Questions pour la recherche

—Les risques CV et rénaux sont-ils réduits par la diminution de l’uricémie chez les patients atteints de goutte?

—Le meilleur traitement de la crise de goutte : un AINS ou de faible dose de colchicine ?

—Efficacité des mesures diététiques et de la perte de poids sur la baisse de l’uricémie et le traitement de la goutte?

—Efficacité de l’arrêt des diurétiques dans l’abaissement de l’uricémie et le traitement de la goutte ?

—Au démarrage d’un traitement hypouricémiant à faible dose, la prophylaxie de la crise de goutte est-elle nécessaire ?

—Lorsqu’on démarre un traitement hypouricémiant, quel est le seuil optimum de traitement ?

Commentaires

Commentaire

L’article rappelle bien l’intérêt de rechercher les facteurs de risques cardio vasculaires et les éléments du syndrome métabolique devant toute goutte et/ou hyperuricémie.
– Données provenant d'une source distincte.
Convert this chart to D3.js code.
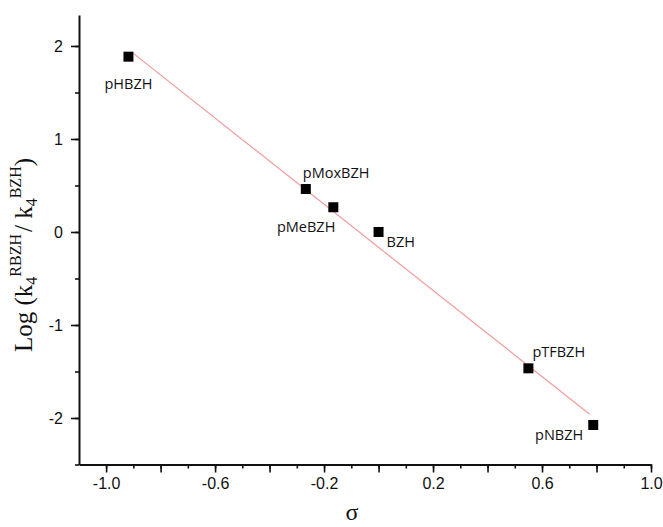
<!DOCTYPE html>
<html>
<head>
<meta charset="utf-8">
<script src="https://cdn.jsdelivr.net/npm/d3@7"></script>
<style>
  body { margin: 0; background: #fff; }
  svg { display: block; }
  .tick-label { font-family: "Liberation Sans", Arial, sans-serif; font-size: 16px; fill: #111; }
  .pt-label { font-family: "Open Sans", sans-serif; font-size: 14.5px; fill: #111; }
  .axis-title { font-family: "Liberation Serif", "Times New Roman", serif; fill: #111; }
</style>
</head>
<body>
<svg id="chart"></svg>
<script>
// substituent names and values
const names  = ["pHBZH", "pMoxBZH", "pMeBZH", "BZH", "pTFBZH", "pNBZH"];
const sigma  = [-0.918, -0.267, -0.166, 0.0, 0.55, 0.788];
const logK   = [1.885, 0.462, 0.266, 0.0, -1.466, -2.075];

// linear fit drawn through the points
const fitRange = [-0.90, 0.775];
const fitSlope = -2.317;
const fitIntercept = -0.165;

const xTickLabels = [-1.0, -0.6, -0.2, 0.2, 0.6, 1.0];
const yTickLabels = [-2, -1, 0, 1, 2];

// where each name sits relative to its square (pixels)
const labelPlacement = {
    "pHBZH":   { dx: 0,   dy: 32,  anchor: "middle" },
    "pMoxBZH": { dx: -3,  dy: -11, anchor: "start" },
    "pMeBZH":  { dx: 2,   dy: 25,  anchor: "end" },
    "BZH":     { dx: 8,   dy: 15,  anchor: "start" },
    "pTFBZH":  { dx: 4,   dy: -11, anchor: "start" },
    "pNBZH":   { dx: -10, dy: 15,  anchor: "end" }
};

const width = 663;
const height = 527;

const svg = d3.select("#chart")
    .attr("width", width)
    .attr("height", height);

const xScale = d3.scaleLinear()
    .domain([-1.0995, 1.0])
    .range([79, 651]);

const yScale = d3.scaleLinear()
    .domain([-2.5, 2.333])
    .range([464.5, 15]);

const hyphen = s => s.replace("\u2212", "-");

// minor ticks first (short, no labels)
const xMinor = d3.range(-1.0, 1.001, 0.1).map(v => +v.toFixed(1));
const xMajor = d3.range(-1.0, 1.001, 0.2).map(v => +v.toFixed(1));
const yMinor = d3.range(-2.5, 2.01, 0.5);

svg.append("g")
    .attr("transform", `translate(0, ${yScale(-2.5)})`)
    .call(d3.axisBottom(xScale).tickValues(xMinor).tickSize(4).tickFormat(""))
    .call(g => g.select(".domain").remove())
    .selectAll("line").attr("stroke", "#111").attr("stroke-width", 1.6);

const xAxis = svg.append("g")
    .attr("transform", `translate(0, ${yScale(-2.5)})`)
    .call(d3.axisBottom(xScale)
        .tickValues(xMajor)
        .tickSize(8)
        .tickSizeOuter(0)
        .tickFormat(d => xTickLabels.some(t => Math.abs(t - d) < 1e-6) ? d.toFixed(1) : ""));

xAxis.select(".domain").attr("stroke", "#111").attr("stroke-width", 2);
xAxis.selectAll(".tick line").attr("stroke", "#111").attr("stroke-width", 1.6);
xAxis.selectAll(".tick text")
    .attr("class", "tick-label")
    .attr("y", 13)
    .attr("dy", "0.71em");

svg.append("g")
    .attr("transform", `translate(${xScale(-1.0995)}, 0)`)
    .call(d3.axisLeft(yScale).tickValues(yMinor).tickSize(4).tickFormat(""))
    .call(g => g.select(".domain").remove())
    .selectAll("line").attr("stroke", "#111").attr("stroke-width", 1.6);

const yAxis = svg.append("g")
    .attr("transform", `translate(${xScale(-1.0995)}, 0)`)
    .call(d3.axisLeft(yScale)
        .tickValues(yTickLabels)
        .tickSize(8)
        .tickSizeOuter(0)
        .tickFormat(d => hyphen(d3.format("d")(d))));

yAxis.select(".domain").attr("stroke", "#111").attr("stroke-width", 2);
yAxis.selectAll(".tick line").attr("stroke", "#111").attr("stroke-width", 1.6);
yAxis.selectAll(".tick text")
    .attr("class", "tick-label")
    .attr("x", -16);

// fit line
svg.append("line")
    .attr("x1", xScale(fitRange[0]))
    .attr("y1", yScale(fitIntercept + fitSlope * fitRange[0]))
    .attr("x2", xScale(fitRange[1]))
    .attr("y2", yScale(fitIntercept + fitSlope * fitRange[1]))
    .attr("stroke", "#f29a9a")
    .attr("stroke-width", 1.2);

const points = names.map((n, i) => ({ name: n, x: sigma[i], y: logK[i] }));

const sq = 10;
svg.selectAll("rect.pt")
    .data(points)
    .enter()
    .append("rect")
    .attr("class", "pt")
    .attr("x", d => xScale(d.x) - sq / 2)
    .attr("y", d => yScale(d.y) - sq / 2)
    .attr("width", sq)
    .attr("height", sq)
    .attr("fill", "#000");

svg.selectAll("text.pt-label")
    .data(points)
    .enter()
    .append("text")
    .attr("class", "pt-label")
    .attr("x", d => xScale(d.x) + labelPlacement[d.name].dx)
    .attr("y", d => yScale(d.y) + labelPlacement[d.name].dy)
    .attr("text-anchor", d => labelPlacement[d.name].anchor)
    .text(d => d.name);

// axis titles
svg.append("text")
    .attr("class", "axis-title")
    .attr("x", 352)
    .attr("y", 520)
    .attr("text-anchor", "middle")
    .style("font-size", "24px")
    .text("σ");

const yTitle = svg.append("text")
    .attr("class", "axis-title")
    .attr("transform", "translate(32, 255) rotate(-90)")
    .attr("text-anchor", "middle")
    .style("font-size", "25px");

yTitle.append("tspan").text("Log (k");
yTitle.append("tspan").attr("dy", 5).style("font-size", "16px").text("4");
yTitle.append("tspan").attr("dy", -16).style("font-size", "16px").text("RBZH");
yTitle.append("tspan").attr("dy", 11).attr("dx", 2).text("/ k");
yTitle.append("tspan").attr("dy", 5).style("font-size", "16px").text("4");
yTitle.append("tspan").attr("dy", -16).style("font-size", "16px").text("BZH");
yTitle.append("tspan").attr("dy", 11).text(")");
</script>
</body>
</html>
Il ne présente pas l’hyperuricémie comme élément causal d’autres désordres que les désordres articulaires: or, l’hyperuricémie est considérée aujourd’hui par les sociétés de cardiologie comme un facteurs de risques indépendant.

Cet article n’évoque pas les causes secondaires d’hyperuricémie telle que les hémopathies, les suites de chimiothérapie... Parmi les causes médicamenteuses, certaines bien connues manquent (laxatifs, antituberculeux, interféron…)
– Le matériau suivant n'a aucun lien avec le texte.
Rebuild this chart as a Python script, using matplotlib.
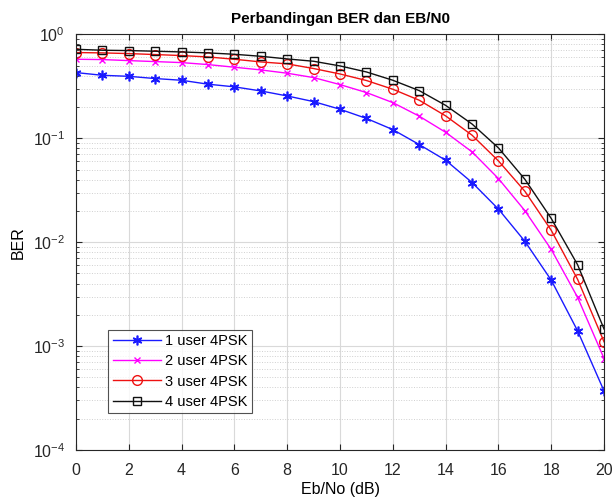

Concernant les mesures diététiques pas de recommandations concernant les boissons alcalinisantes (eau de Vichy) pour diminuer le risque de précipitation d’urate dans les urines

Il ne parle pas de l’intérêt de rechercher systématiquement les lithiases urinaires par recherche de cristaux à l’ECBU ou uraturie des 24h, pouvant motiver l’introduction plus précoce d’un traitement hypouricémiant .La lithiase uratique se voit chez 20% des goutteux.

Il ne rappelle pas qu’en l´absence de goutte il n´y a pas d´indication à un traitement hypouricémiant sauf si l´uricémie est majeure (supérieure à 90 mg/l) ou s´il existe une lithiase uratique.
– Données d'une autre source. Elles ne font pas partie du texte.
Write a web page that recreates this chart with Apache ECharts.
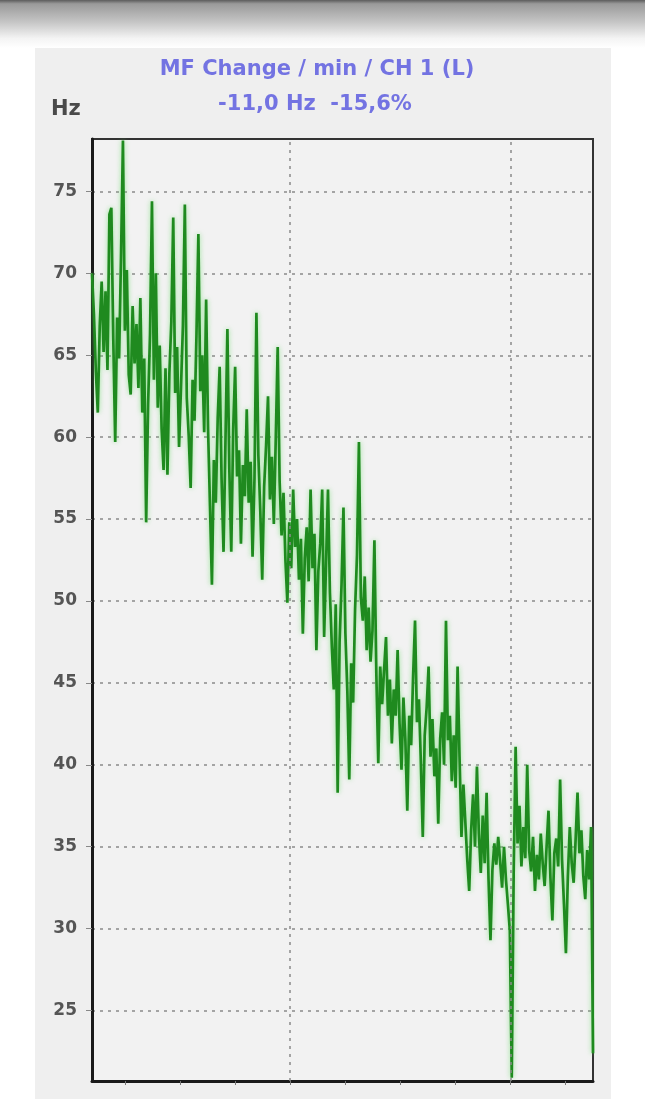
<!DOCTYPE html>
<html>
<head>
<meta charset="utf-8">
<style>
  html, body { margin: 0; padding: 0; background: #ffffff; }
  #chart { width: 645px; height: 1099px; }
</style>
<script src="https://cdn.jsdelivr.net/npm/echarts@6/dist/echarts.min.js"></script>
</head>
<body>
<div id="chart"></div>
<script>
// ---- data ----
const titleLine1 = 'MF Change / min / CH 1 (L)';
const titleLine2 = '-11,0 Hz  -15,6%';
const yUnit = 'Hz';
const yTickValues = [25, 30, 35, 40, 45, 50, 55, 60, 65, 70, 75];
const xTickValues = [3, 8, 13, 18, 23, 28, 33, 38, 43];
const xGridValues = [18, 38];
const xRange = [0, 45.5];
const yRange = [20.7, 78.2];
const sampleStep = 45.5 / 259;   // time between samples
const mfValues = [
  70.0, 67.5, 64.0, 61.5, 66.8, 69.5, 65.2, 68.9, 64.1, 73.6,
  74.0, 66.0, 59.7, 67.3, 64.8, 71.0, 78.1, 66.5, 70.2, 63.8,
  62.6, 68.0, 64.5, 66.9, 63.0, 68.5, 61.5, 64.8, 54.8, 62.0,
  66.3, 74.4, 63.5, 70.0, 61.8, 65.6, 60.5, 58.0, 64.2, 57.7,
  63.9, 67.0, 73.4, 62.7, 65.5, 59.4, 63.0, 66.8, 74.2, 62.4,
  60.1, 56.9, 63.5, 61.0, 66.2, 72.4, 62.8, 65.0, 60.3, 68.4,
  60.5, 55.8, 51.0, 58.6, 56.0, 61.2, 64.3, 57.4, 53.0, 59.8,
  66.6, 58.0, 53.0, 60.5, 64.3, 57.6, 59.2, 53.5, 58.3, 56.4,
  61.7, 56.0, 58.5, 52.7, 57.5, 67.6, 58.9, 55.5, 51.3, 57.0,
  59.5, 62.5, 56.2, 58.8, 54.7, 59.9, 65.5, 57.3, 54.0, 56.6,
  52.5, 49.9, 54.8, 52.0, 56.8, 53.3, 55.0, 51.3, 53.8, 48.0,
  52.6, 54.5, 51.2, 56.8, 52.0, 54.1, 47.0, 51.8, 53.5, 56.8,
  47.8, 52.3, 56.8, 50.5, 47.2, 44.6, 49.8, 38.3, 47.5, 51.0,
  55.7, 48.0, 44.5, 39.1, 46.2, 43.8, 49.5, 52.8, 59.7, 50.2,
  48.8, 51.5, 47.0, 49.6, 46.3, 48.2, 53.7, 45.5, 40.1, 46.0,
  43.7, 45.8, 47.8, 43.0, 45.2, 41.3, 44.6, 43.0, 47.0, 42.5,
  39.7, 44.1, 41.5, 37.2, 43.0, 41.2, 45.4, 48.8, 42.6, 44.0,
  40.2, 35.6, 41.8, 43.5, 46.0, 40.5, 42.8, 39.3, 41.0, 36.4,
  41.6, 43.2, 40.0, 48.8, 41.5, 43.0, 39.0, 41.8, 38.6, 46.0,
  40.5, 35.6, 38.8, 36.5, 34.2, 32.3, 36.0, 38.2, 35.0, 39.9,
  35.8, 33.4, 36.9, 34.0, 38.3, 33.0, 29.3, 33.6, 35.2, 33.9,
  35.6, 34.1, 32.5, 35.0, 33.0, 31.5, 29.9, 20.9, 33.5, 41.1,
  35.2, 37.5, 33.8, 36.2, 34.3, 40.0, 34.8, 33.5, 35.6, 32.3,
  34.5, 33.0, 35.8, 34.0, 32.6, 35.0, 37.2, 33.1, 30.5, 34.6,
  35.5, 33.8, 39.1, 34.2, 31.5, 28.5, 33.2, 36.2, 34.0, 32.8,
  35.4, 38.3, 34.6, 36.0, 33.2, 31.8, 34.8, 33.0, 36.2, 22.4
];

const seriesData = mfValues.map((v, i) => [i * sampleStep, v]);

const chart = echarts.init(document.getElementById('chart'), null, { renderer: 'canvas' });

const gridDash = { color: '#8a8a8a', width: 1.5, type: [3, 5] };
const titleFont = 'bold 21px "DejaVu Sans", Verdana, sans-serif';

chart.setOption({
  backgroundColor: '#ffffff',
  animation: false,
  graphic: [
    {
      type: 'rect', z: -10, silent: true,
      shape: { x: 0, y: 0, width: 645, height: 48 },
      style: {
        fill: {
          type: 'linear', x: 0, y: 0, x2: 0, y2: 1,
          colorStops: [
            { offset: 0, color: '#5c5c5c' },
            { offset: 0.08, color: '#9a9a9a' },
            { offset: 0.45, color: '#c4c4c4' },
            { offset: 0.8, color: '#f4f4f4' },
            { offset: 1, color: '#ffffff' }
          ]
        }
      }
    },
    {
      type: 'rect', z: -9, silent: true,
      shape: { x: 35, y: 48, width: 576, height: 1051 },
      style: { fill: '#efefef' }
    },
    {
      type: 'text', z: 10,
      style: {
        text: titleLine1, fill: '#7373e2', font: titleFont,
        textAlign: 'center', textVerticalAlign: 'middle'
      },
      x: 317, y: 70
    },
    {
      type: 'text', z: 10,
      style: {
        text: titleLine2, fill: '#7373e2', font: titleFont,
        textAlign: 'center', textVerticalAlign: 'middle'
      },
      x: 315, y: 105
    },
    {
      type: 'text', z: 10,
      style: {
        text: yUnit, fill: '#4a4a4a',
        font: 'bold 21px "DejaVu Sans", Verdana, sans-serif',
        textVerticalAlign: 'middle'
      },
      x: 51, y: 110
    }
  ],
  grid: {
    left: 92, right: 52, top: 139, bottom: 18,
    show: true,
    backgroundColor: '#f2f2f2',
    borderColor: '#333333',
    borderWidth: 2
  },
  xAxis: {
    type: 'value',
    min: xRange[0], max: xRange[1],
    axisLine: { show: true, onZero: false, lineStyle: { color: '#1a1a1a', width: 3 } },
    axisTick: { show: true, customValues: xTickValues, length: 4, lineStyle: { color: '#777', width: 1 } },
    axisLabel: { show: false },
    splitLine: { show: false }
  },
  yAxis: {
    type: 'value',
    min: yRange[0], max: yRange[1],
    axisLine: { show: true, onZero: false, lineStyle: { color: '#1a1a1a', width: 3 } },
    axisTick: { show: true, customValues: yTickValues, length: 6, lineStyle: { color: '#888', width: 1 } },
    axisLabel: {
      show: true, customValues: yTickValues, margin: 15,
      color: '#555555', fontSize: 17, fontWeight: 'bold',
      fontFamily: '"DejaVu Sans", Verdana, sans-serif'
    },
    splitLine: { show: true, lineStyle: gridDash }
  },
  series: [
    {
      type: 'line',
      data: [],
      z: 1,
      silent: true,
      markLine: {
        silent: true,
        symbol: 'none',
        label: { show: false },
        lineStyle: gridDash,
        data: xGridValues.map(v => ({ xAxis: v }))
      }
    },
    {
      type: 'line',
      data: seriesData,
      z: 3,
      showSymbol: false,
      silent: true,
      lineStyle: {
        color: '#1f8a1f',
        width: 2.7,
        shadowColor: 'rgba(100,220,100,0.65)',
        shadowBlur: 5
      }
    }
  ]
});
</script>
</body>
</html>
Il ne fait pas allusion au schéma habituel en France pour l’administration de la colchicine : 1mg x3/j J1, 1mg x2/j J2, 1mg/j à partir de J3. Ce qui est considéré comme de hautes doses 1mg puis 0,5mg toutes les 3h jusqu’à cession de la crise n’est pas disproportionné par rapport aux usages habituels , l’article suggèrerait de pouvoir baisser, mais la galénique française ne propose que des comprimés de 1mg.

Il ne parle pas de la prévalence de la goutte en augmentation chez les jeunes du fait de l’augmentation des boissons sucrées (âge moyen de la première crise de goutte aux USA très abaissé…)

Enfin, il ne parle pas des nouvelles voies thérapeutiques anti IL1, avec le modèle de l’inflammasome.